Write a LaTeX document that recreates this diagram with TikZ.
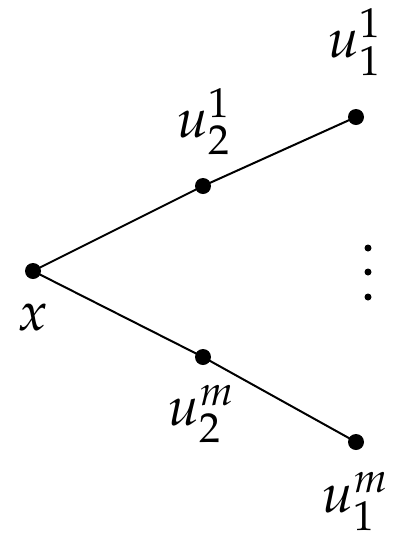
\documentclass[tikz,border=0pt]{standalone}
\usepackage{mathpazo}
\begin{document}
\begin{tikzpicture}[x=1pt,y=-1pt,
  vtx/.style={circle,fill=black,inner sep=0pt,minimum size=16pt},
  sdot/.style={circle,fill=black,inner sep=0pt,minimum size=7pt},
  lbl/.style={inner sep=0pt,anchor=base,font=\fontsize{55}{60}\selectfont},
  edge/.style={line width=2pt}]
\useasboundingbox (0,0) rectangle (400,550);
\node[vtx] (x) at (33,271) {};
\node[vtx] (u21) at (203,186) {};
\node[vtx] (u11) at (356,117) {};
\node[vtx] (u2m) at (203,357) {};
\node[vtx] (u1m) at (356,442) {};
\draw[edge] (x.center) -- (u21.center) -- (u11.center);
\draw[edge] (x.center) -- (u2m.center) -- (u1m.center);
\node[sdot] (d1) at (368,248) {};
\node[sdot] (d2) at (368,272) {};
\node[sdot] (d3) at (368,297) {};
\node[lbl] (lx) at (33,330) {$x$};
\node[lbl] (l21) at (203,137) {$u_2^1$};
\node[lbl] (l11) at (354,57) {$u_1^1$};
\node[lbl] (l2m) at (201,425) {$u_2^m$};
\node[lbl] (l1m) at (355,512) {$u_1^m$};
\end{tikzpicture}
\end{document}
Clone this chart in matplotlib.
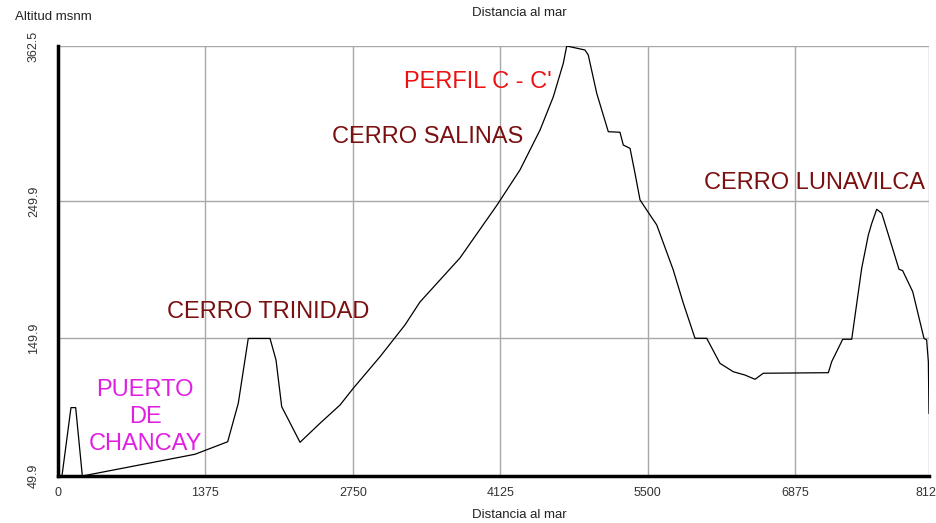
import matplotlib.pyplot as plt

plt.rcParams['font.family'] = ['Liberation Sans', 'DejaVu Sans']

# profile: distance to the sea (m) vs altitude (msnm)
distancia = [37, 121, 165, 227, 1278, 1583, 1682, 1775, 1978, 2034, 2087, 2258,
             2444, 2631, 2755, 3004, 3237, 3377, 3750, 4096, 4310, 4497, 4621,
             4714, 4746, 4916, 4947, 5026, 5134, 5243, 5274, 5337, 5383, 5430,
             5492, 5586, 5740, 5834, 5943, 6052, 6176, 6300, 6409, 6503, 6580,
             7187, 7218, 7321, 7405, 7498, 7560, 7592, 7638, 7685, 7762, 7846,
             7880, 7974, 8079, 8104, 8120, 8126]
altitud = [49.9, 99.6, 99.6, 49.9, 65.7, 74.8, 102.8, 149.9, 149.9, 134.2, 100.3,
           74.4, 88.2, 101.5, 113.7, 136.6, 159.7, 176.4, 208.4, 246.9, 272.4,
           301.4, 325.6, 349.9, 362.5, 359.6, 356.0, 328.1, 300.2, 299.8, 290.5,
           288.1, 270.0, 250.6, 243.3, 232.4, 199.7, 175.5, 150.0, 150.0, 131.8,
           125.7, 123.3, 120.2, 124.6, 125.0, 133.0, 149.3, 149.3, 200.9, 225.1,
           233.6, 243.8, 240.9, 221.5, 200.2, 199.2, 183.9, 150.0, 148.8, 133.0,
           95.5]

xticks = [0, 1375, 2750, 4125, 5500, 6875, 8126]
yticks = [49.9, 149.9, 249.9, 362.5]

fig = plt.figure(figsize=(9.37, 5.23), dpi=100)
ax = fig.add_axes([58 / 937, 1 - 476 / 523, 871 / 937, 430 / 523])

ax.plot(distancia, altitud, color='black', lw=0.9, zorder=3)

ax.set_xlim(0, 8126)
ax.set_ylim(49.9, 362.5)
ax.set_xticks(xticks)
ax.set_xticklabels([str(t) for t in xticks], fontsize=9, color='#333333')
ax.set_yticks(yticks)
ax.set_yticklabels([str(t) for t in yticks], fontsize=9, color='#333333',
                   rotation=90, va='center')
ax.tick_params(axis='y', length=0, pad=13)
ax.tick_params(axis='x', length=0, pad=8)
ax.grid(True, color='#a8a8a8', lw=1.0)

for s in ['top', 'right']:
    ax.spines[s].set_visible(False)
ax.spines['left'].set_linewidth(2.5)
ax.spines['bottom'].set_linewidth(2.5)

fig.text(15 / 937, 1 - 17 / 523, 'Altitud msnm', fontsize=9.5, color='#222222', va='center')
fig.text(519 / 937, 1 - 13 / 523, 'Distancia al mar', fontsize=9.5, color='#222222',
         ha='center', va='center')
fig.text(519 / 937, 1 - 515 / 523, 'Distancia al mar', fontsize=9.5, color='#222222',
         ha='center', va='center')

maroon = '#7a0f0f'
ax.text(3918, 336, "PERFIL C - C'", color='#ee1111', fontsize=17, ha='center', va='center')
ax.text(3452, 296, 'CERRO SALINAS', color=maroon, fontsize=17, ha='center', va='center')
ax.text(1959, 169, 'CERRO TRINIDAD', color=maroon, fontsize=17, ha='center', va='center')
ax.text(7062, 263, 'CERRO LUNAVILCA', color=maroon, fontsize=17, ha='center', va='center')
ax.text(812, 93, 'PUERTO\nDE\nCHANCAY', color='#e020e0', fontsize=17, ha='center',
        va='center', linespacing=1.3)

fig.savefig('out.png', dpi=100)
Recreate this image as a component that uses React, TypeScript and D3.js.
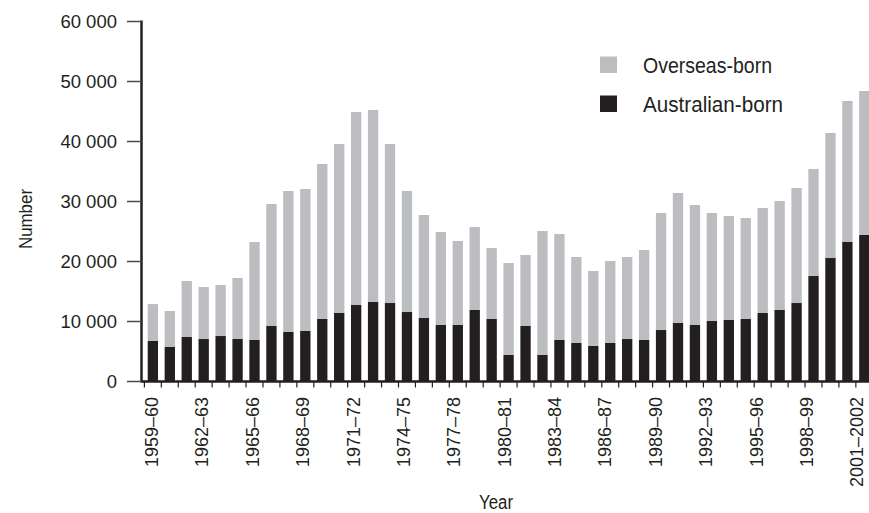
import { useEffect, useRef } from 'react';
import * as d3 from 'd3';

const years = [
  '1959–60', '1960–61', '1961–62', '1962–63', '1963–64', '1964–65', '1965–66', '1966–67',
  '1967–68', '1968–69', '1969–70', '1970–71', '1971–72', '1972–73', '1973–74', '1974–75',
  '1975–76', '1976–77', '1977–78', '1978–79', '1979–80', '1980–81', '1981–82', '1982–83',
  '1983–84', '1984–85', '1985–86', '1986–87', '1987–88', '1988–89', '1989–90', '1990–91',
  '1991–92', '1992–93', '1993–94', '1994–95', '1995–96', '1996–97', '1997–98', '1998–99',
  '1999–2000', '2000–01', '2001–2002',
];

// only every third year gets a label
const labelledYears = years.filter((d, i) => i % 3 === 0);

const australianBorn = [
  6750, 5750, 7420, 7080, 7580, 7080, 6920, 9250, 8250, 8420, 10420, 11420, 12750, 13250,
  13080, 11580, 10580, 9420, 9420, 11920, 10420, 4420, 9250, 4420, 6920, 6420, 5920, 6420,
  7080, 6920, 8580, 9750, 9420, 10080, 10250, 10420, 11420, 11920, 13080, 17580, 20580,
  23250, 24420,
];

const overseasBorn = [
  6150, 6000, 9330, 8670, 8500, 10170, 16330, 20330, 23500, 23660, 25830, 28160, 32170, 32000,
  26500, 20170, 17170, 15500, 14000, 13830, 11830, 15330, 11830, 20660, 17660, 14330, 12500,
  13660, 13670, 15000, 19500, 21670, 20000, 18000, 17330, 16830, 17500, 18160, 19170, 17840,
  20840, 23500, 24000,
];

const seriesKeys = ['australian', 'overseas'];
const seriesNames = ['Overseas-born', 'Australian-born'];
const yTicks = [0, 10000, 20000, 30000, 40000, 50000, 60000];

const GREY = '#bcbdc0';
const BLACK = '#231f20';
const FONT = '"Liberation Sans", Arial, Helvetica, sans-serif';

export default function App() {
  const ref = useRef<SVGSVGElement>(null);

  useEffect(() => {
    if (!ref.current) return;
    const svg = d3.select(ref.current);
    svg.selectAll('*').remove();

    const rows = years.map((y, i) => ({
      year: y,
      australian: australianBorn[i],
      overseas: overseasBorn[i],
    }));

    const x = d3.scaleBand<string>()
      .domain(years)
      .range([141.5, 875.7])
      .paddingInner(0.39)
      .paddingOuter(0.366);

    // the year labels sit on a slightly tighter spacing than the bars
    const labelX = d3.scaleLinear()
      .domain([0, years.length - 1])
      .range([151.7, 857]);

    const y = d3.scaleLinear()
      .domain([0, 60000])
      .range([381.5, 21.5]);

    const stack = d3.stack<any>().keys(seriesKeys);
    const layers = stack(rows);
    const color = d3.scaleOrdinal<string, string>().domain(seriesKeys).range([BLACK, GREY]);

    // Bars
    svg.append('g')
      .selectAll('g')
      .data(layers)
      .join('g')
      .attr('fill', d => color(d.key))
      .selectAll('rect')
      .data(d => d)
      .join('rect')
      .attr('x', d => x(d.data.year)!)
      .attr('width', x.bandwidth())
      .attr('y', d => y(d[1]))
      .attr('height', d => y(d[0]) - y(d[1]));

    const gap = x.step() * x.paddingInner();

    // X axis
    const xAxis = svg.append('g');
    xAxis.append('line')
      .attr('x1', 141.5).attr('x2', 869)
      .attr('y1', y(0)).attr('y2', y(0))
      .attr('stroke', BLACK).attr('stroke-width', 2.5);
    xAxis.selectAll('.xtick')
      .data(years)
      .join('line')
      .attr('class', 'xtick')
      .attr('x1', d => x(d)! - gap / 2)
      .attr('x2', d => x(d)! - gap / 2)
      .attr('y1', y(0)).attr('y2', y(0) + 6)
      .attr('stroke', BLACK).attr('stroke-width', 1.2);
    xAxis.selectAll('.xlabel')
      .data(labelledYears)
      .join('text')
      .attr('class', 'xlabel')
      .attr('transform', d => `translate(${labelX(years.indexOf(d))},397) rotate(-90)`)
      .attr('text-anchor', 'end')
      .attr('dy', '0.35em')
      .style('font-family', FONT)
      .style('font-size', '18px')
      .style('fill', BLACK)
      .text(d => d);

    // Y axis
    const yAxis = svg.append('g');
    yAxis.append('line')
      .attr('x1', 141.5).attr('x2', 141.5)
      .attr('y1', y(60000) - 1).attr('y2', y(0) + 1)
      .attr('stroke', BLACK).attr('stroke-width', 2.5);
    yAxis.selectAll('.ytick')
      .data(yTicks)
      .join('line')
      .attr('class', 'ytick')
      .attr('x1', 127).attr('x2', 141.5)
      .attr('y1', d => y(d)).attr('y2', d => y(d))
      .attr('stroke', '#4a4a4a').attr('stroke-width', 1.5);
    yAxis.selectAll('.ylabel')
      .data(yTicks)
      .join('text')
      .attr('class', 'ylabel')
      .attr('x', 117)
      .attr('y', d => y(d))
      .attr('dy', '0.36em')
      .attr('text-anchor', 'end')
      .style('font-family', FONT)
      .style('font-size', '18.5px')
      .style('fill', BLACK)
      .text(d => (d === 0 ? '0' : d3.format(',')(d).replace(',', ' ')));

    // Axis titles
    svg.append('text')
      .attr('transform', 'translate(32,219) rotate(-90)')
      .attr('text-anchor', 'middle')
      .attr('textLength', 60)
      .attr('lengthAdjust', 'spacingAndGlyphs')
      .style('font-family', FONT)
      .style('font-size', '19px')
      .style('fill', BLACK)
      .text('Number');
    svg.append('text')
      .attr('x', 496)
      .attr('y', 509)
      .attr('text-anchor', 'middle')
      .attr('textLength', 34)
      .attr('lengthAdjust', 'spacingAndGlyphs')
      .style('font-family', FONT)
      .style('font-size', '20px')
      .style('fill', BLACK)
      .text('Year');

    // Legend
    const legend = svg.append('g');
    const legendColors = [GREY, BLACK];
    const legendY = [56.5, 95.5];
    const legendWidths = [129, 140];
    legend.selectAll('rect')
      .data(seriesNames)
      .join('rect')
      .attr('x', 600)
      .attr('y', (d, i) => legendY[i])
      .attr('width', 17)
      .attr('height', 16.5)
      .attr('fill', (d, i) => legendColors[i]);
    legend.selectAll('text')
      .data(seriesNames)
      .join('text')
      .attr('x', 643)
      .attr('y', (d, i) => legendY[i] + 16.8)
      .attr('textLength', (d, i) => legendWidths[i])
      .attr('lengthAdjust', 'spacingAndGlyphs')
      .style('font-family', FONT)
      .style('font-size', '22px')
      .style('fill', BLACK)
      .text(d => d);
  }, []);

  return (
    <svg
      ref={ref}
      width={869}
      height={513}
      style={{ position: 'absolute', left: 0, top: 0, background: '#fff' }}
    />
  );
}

● ● ● ● ●

- **What you will do**: Every line containing the string "this" must be listed.

- **Solved exercise**:
Write a LaTeX document that recreates this diagram with TikZ.
Clone this chart in matplotlib.
Recreate this image as a component that uses React, TypeScript and D3.js.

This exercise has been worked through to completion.